Raw records
# # # # # # #
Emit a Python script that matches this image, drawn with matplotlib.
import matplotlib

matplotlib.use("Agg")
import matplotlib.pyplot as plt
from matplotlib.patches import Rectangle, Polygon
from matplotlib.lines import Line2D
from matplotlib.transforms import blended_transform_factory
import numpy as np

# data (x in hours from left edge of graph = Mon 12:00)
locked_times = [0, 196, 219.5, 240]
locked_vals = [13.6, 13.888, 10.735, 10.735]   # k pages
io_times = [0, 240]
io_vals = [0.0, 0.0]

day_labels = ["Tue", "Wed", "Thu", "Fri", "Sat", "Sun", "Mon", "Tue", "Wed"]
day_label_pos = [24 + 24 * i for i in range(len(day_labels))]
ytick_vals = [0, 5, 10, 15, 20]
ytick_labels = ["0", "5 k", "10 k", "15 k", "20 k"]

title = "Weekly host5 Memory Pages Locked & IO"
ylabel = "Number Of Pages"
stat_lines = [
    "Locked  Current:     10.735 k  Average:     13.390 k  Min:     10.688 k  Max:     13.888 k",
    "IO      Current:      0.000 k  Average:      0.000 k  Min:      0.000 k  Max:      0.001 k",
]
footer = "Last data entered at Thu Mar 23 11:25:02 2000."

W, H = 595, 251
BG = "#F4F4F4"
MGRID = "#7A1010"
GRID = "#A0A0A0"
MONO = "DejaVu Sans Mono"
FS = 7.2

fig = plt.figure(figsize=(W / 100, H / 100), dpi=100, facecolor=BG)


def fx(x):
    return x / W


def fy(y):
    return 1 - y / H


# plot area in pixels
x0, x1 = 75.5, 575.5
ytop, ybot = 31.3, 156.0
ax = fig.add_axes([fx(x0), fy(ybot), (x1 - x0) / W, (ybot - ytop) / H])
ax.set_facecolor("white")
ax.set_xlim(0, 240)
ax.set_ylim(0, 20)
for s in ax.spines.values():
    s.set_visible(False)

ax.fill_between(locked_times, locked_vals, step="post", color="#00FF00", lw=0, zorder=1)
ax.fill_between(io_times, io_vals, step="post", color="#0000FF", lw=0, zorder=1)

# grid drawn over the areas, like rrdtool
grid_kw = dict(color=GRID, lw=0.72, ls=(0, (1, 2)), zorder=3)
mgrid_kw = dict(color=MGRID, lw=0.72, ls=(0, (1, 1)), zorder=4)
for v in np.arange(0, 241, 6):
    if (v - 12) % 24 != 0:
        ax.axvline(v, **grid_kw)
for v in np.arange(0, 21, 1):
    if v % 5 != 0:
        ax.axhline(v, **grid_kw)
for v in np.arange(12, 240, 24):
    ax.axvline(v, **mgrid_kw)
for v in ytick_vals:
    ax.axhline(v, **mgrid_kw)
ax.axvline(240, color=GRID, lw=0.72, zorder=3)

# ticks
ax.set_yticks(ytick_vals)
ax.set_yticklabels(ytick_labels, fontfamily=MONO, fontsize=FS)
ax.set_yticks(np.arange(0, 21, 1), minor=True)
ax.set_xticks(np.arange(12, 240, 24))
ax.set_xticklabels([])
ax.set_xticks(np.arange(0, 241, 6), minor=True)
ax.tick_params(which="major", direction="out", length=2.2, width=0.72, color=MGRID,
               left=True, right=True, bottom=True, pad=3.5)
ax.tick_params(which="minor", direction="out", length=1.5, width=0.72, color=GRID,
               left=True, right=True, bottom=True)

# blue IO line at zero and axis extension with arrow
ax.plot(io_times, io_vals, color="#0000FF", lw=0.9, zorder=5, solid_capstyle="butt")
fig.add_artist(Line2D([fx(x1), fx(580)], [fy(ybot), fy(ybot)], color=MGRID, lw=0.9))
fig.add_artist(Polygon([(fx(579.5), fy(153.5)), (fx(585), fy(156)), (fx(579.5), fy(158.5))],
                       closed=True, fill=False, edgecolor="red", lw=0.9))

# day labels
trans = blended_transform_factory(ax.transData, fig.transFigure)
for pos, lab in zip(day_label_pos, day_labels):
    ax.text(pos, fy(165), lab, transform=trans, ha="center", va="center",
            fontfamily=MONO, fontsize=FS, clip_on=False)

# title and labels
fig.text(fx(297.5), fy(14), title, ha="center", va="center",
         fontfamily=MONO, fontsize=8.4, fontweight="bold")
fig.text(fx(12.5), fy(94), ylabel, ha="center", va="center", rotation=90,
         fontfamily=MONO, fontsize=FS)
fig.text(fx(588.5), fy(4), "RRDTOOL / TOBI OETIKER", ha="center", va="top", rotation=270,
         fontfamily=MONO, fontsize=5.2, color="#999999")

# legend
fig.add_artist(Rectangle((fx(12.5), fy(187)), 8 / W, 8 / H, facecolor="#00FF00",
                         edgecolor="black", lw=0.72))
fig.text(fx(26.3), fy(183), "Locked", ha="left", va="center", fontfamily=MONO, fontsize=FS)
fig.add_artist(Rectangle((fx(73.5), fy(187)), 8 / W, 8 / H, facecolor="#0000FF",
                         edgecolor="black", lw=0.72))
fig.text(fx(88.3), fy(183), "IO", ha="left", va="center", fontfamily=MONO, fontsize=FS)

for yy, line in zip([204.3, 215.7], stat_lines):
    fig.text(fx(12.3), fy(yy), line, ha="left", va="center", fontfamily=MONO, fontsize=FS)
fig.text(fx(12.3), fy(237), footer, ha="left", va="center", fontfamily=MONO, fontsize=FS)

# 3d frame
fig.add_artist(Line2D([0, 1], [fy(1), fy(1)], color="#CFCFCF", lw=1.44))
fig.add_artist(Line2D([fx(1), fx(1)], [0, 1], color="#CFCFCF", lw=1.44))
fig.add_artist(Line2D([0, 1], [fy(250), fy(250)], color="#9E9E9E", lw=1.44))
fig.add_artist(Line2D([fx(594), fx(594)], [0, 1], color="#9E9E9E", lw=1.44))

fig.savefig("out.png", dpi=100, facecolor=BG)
# # # # # # #
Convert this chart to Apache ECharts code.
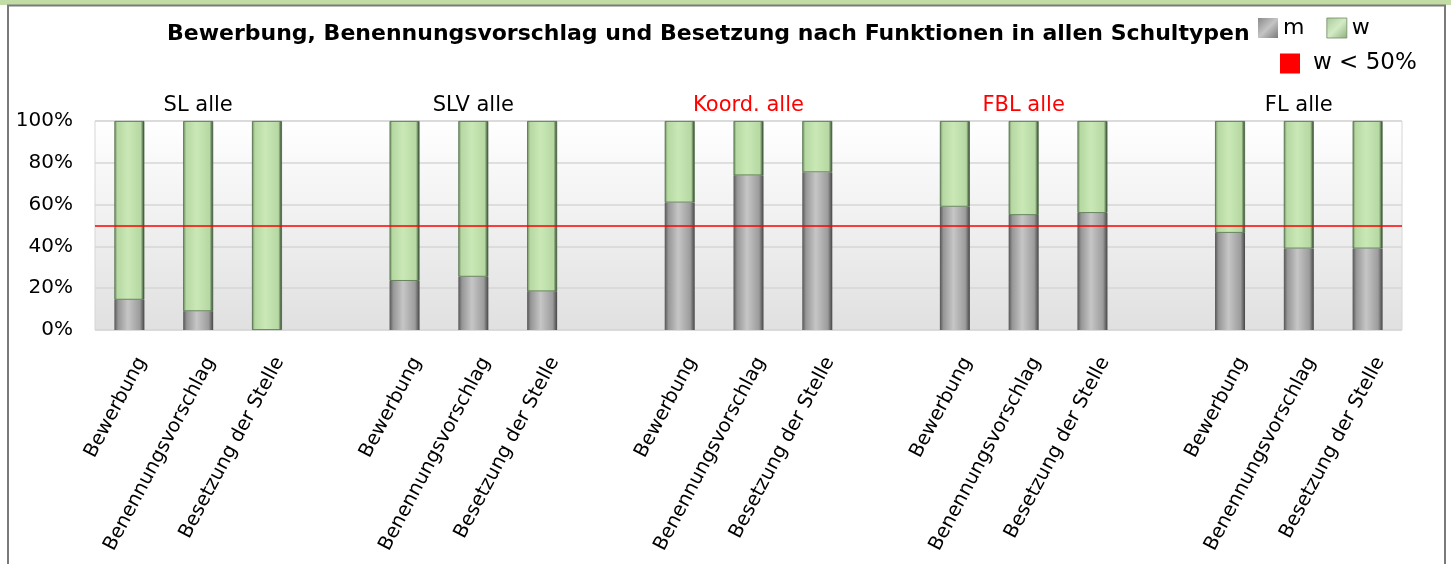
# # # # # # #
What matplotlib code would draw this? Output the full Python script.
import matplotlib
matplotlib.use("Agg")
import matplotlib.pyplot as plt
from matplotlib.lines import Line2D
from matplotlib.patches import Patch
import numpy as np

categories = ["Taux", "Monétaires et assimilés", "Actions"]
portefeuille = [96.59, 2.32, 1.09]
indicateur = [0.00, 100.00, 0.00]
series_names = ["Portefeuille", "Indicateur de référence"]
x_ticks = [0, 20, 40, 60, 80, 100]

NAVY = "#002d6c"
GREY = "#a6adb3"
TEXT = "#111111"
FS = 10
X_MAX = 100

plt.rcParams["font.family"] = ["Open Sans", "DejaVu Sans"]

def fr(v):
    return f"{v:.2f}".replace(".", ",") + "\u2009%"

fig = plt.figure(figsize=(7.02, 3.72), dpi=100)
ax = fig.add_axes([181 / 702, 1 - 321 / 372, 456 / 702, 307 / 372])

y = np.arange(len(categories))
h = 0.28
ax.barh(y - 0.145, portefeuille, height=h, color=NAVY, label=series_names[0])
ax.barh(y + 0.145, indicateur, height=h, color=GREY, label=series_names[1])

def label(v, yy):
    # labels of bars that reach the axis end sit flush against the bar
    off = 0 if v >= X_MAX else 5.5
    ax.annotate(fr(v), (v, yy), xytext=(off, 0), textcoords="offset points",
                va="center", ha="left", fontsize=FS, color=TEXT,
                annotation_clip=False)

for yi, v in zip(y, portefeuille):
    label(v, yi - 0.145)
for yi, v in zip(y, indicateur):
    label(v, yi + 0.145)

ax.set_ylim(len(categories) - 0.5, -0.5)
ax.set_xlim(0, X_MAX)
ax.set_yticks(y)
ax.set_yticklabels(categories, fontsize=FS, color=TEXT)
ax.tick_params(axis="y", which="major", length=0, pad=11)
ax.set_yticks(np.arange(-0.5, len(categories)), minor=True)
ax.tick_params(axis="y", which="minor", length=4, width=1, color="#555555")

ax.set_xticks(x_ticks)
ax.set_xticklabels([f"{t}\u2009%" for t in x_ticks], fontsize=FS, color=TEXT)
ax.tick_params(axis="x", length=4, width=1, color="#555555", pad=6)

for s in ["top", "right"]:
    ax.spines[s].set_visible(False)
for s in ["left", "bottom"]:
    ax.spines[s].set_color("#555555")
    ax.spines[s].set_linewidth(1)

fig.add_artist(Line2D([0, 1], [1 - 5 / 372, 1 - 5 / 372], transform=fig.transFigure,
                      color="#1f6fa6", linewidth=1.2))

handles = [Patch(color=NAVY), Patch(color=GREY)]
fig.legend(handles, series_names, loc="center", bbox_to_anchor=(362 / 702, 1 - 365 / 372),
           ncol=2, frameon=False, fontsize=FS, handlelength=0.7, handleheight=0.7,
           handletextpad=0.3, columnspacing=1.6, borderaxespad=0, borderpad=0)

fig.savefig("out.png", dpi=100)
# # # # # # #
Aim of the exercise
Beginning with the line containing "Emit a Python" and ending with the line containing "io_vals = [0.0, 0.0]", extract those lines exactly from the listing above, and only those.

Expected answer
Emit a Python script that matches this image, drawn with matplotlib.
import matplotlib

matplotlib.use("Agg")
import matplotlib.pyplot as plt
from matplotlib.patches import Rectangle, Polygon
from matplotlib.lines import Line2D
from matplotlib.transforms import blended_transform_factory
import numpy as np

# data (x in hours from left edge of graph = Mon 12:00)
locked_times = [0, 196, 219.5, 240]
locked_vals = [13.6, 13.888, 10.735, 10.735]   # k pages
io_times = [0, 240]
io_vals = [0.0, 0.0]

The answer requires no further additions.